A primitive is a primitive. I doubt you’ll see any performance difference either way.

I’m not sure what exactly you’re planning to do here, and perhaps it’s just a difference in approaches. But having a controller tell an enemy what to do every frame is going to result in decentralized code. This is what I was trying to get at earlier.

  1. If you want to know if a guard is a guard, you can define a class_name of Guard and then check if node is Guard: in your code. So is_in_group() becomes superfluous.
  2. You must remember to add any instance of an object to the group both in the editor or in code. If you forget, your code will fail without an error and you will have to remember to check if an object is in the group.
  3. You must be aware of the scope of your groups. Because even if you only have an 11th guard sitting in another room, it’s going to get commands even if it’s not on screen. If one of those commands is queue_free() you’ll have objects disappearing when you don’t want them to - and again no error handling to tell you why.
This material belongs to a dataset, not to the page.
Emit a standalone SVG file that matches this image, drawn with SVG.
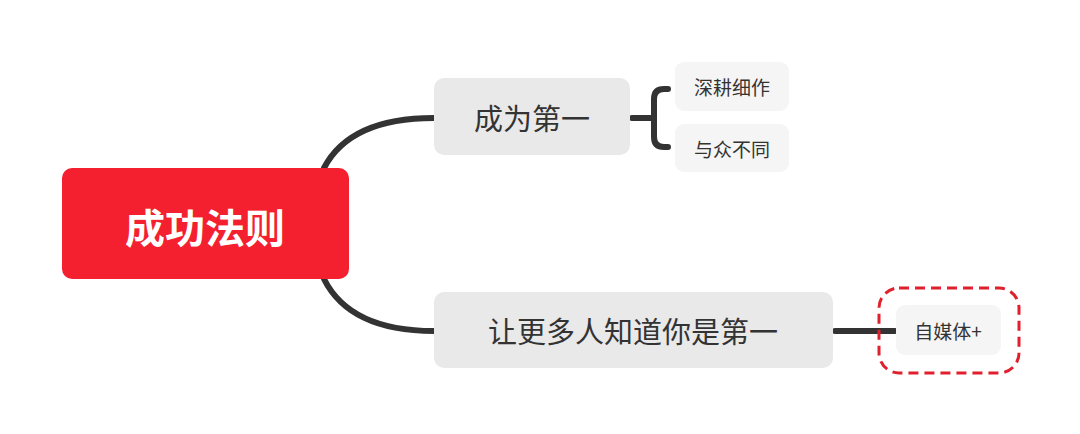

Or smaller bugs like every time you walk in the room, the guard is in the wrong place.
  4. You are not guaranteed to get the guards in any particular order. Which means you can’t have guard one do one thing, and guards 2-10 something else. They all must behave identically or only be given randomized commands.

I’d recommend that you make every guard autonomous, and tell it what it should be doing. If you need to tweak a single guard’s behavior it’s much easier than tweaking an uber-script. You just click on the guard, tweak an exported variable, or inherit the script and override it.

Like I said, this is more of a difference in approach, but in every question I have seen on these boards about an issue with groups, the answer has been that Godot has a better way to do that than whatever approach was being tried using a group.